So, a lot of stuff to unpack with this rumor mill. With the Spanish-American pact, the two great powers based in the Americas (France and Portugal have Haiti/Caribbean and Brazil, respectively) have committed to expelling British influence from the western hemisphere. Brazil is the only pro-British (aside from Caribbean colonies) territory left, and we have no idea how much it's population wishes to remain under Portuguese rule. The Spanish Empire is still bringing all their territory to heel, so they can't afford to invade Brazil, plus there's that little issue of the Treaty of Tordesillas, which is the legal and religious basis for why the Spanish and Portuguese colonies in the Americas, Africa, India, and SE Asia and the Philippines turned out as it did.
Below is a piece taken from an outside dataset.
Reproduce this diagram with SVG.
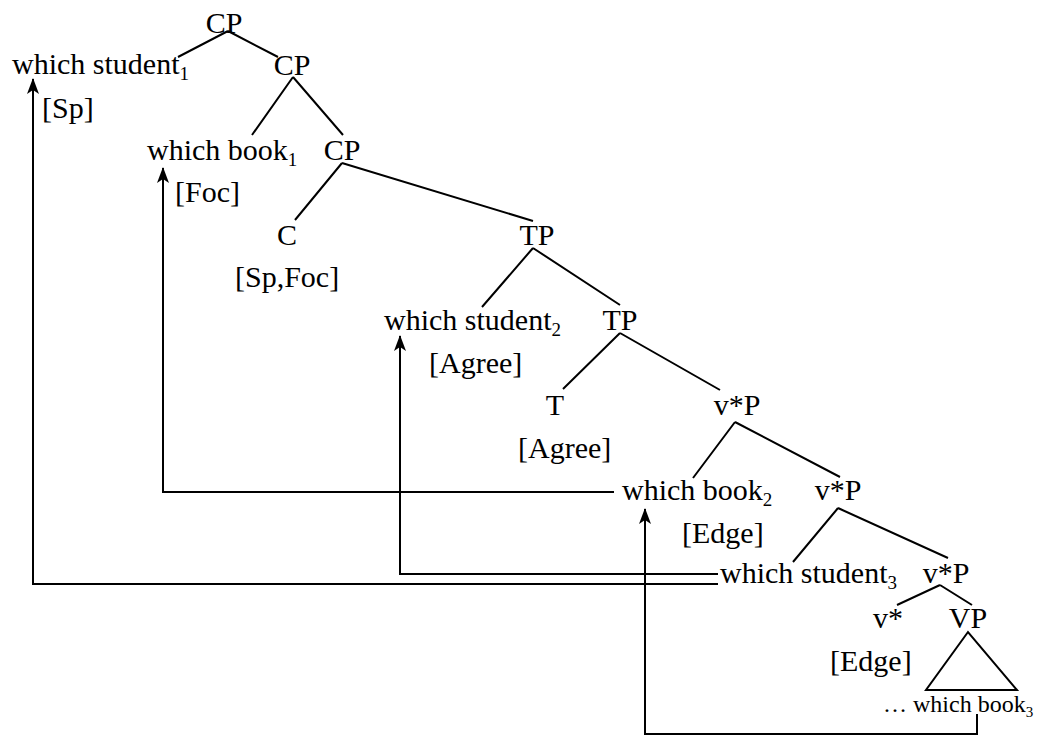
<svg xmlns="http://www.w3.org/2000/svg" width="1048" height="736" viewBox="0 0 1048 736">
  <style>
    text { font-family: 'Liberation Serif', 'DejaVu Serif', serif; font-size: 30px; fill: #000; }
    .mid { text-anchor: middle; }
    .sub { font-size: 19px; }
    .small { font-size: 24px; }
    .small .sub { font-size: 15px; }
    .edge { stroke: #000; stroke-width: 2; fill: none; }
    .move { stroke: #000; stroke-width: 2; fill: none; marker-end: url(#head); }
  </style>
  <defs>
    <marker id="head" markerUnits="userSpaceOnUse" markerWidth="18" markerHeight="16" viewBox="-16 -8 18 16" refX="0" refY="0" orient="auto">
      <path d="M1,0 L-15,-6 L-11,0 L-15,6 Z" fill="#000"/>
    </marker>
  </defs>

  <rect width="1048" height="736" fill="#fff"/>

  <!-- tree branches and movement arrows -->
  <g id="connectors">
    <path class="edge" d="M228 31 L178 57 M228 31 L278 57"/>
    <path class="edge" d="M293 77 L252 135 M293 77 L343 135"/>
    <path class="edge" d="M342 163 L295 220 M342 163 L533 221"/>
    <path class="edge" d="M533 248 L482 307 M533 248 L620 305"/>
    <path class="edge" d="M620 333 L563 389 M620 333 L720 390"/>
    <path class="edge" d="M735 422 L693 478 M735 422 L840 477"/>
    <path class="edge" d="M838 508 L793 562 M838 508 L948 558"/>
    <path class="edge" d="M940 585 L897 605 M940 585 L972 605"/>
    <path class="edge" d="M968 632 L926 690 L1017 690 Z"/>

    <path class="move" d="M718 584 H33 V79"/>
    <path class="move" d="M718 574 H400 V336"/>
    <path class="move" d="M614 492 H163 V168"/>
    <path class="move" d="M977 714 V734 H645 V509"/>
  </g>

  <g id="labels" font-family="Liberation Serif, serif">
    <g id="cp1"><text class="mid" x="224" y="33">CP</text></g>
    <g id="which-student-1">
      <text x="12" y="74">which student<tspan class="sub" dy="6">1</tspan></text>
      <text x="42" y="118">[Sp]</text>
    </g>
    <g id="cp2"><text class="mid" x="292" y="75">CP</text></g>
    <g id="which-book-1">
      <text x="147" y="160">which book<tspan class="sub" dy="6">1</tspan></text>
      <text x="175" y="202">[Foc]</text>
    </g>
    <g id="cp3"><text class="mid" x="342" y="160">CP</text></g>
    <g id="c">
      <text class="mid" x="287" y="245">C</text>
      <text x="235" y="287">[Sp,Foc]</text>
    </g>
    <g id="tp1"><text class="mid" x="537" y="245">TP</text></g>
    <g id="which-student-2">
      <text x="384" y="330">which student<tspan class="sub" dy="6">2</tspan></text>
      <text x="429" y="373">[Agree]</text>
    </g>
    <g id="tp2"><text class="mid" x="620" y="330">TP</text></g>
    <g id="t">
      <text class="mid" x="555" y="415">T</text>
      <text x="518" y="458">[Agree]</text>
    </g>
    <g id="vp1"><text class="mid" x="737" y="415">v*P</text></g>
    <g id="which-book-2">
      <text x="622" y="500">which book<tspan class="sub" dy="6">2</tspan></text>
      <text x="682" y="543">[Edge]</text>
    </g>
    <g id="vp2"><text class="mid" x="838" y="500">v*P</text></g>
    <g id="which-student-3">
      <text x="720" y="583">which student<tspan class="sub" dy="6">3</tspan></text>
    </g>
    <g id="vp3"><text class="mid" x="946" y="583">v*P</text></g>
    <g id="v">
      <text class="mid" x="888" y="628">v*</text>
      <text x="830" y="671">[Edge]</text>
    </g>
    <g id="vp"><text class="mid" x="968" y="628">VP</text></g>
    <g id="which-book-3">
      <text class="small" x="883" y="712">… which book<tspan class="sub" dy="5">3</tspan></text>
    </g>
  </g>
</svg>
Then there's the mention of the three legendary figures, Washington, who is on his deathbed nearly three years early, Brian, who has pulled off some crazy military and diplomatic bullshit, and Lafayette, the Hero of the Two Worlds. Interestingly enough, back during the Frankfurt conference, we had the option to meet him while in Frankfurt. This is super interesting, as he had fled from the Jacobins in France in 1792 to the Austrian Netherlands in an attempt to get to the US. In turning himself and the other officers over to Austrian officers as part of surrender negotiations, the noble in charge recognized Lafayette and had him imprisoned as a dangerous revolutionary, rather than an officer under negotiations. He wasn't released in OTL until Napoleon, then consul, bought his release from the Austrians. However, there had been an American plot involving a Alexander Hamilton's sister-in-law Angelica Schuyler Church and her husband, John Barker Church, a British member of Parliament who had served in the Continental Army. They hired a Hanoverian physician, Justus Erich Bollmann, who took on an assistant from South Carolina, Francis Kinloch Huger (the son of Benjamin Huger, who Lafayette stayed with upon his first arrival in America). They managed to help Lafayette escape from an escorted carriage drive from his prison at Olmutz, but he got lost and was recaptured. In this timeline, his escape must have been successful, since he was released in late September 1797 as a result of the Treaty of Campo Formio.
Another thing that happened was Jules Leo Severin being promoted. With his colonelcy, he is now the head of the Haitian Foreign Legion, and between the flavor text of prior rumor mills and his on, unrestricted recruitment policies, he is essentially in charge of the one of the few military unit that accepts free blacks and former slaves. He is suddenly very politically relevant in what is to be the newest province of France.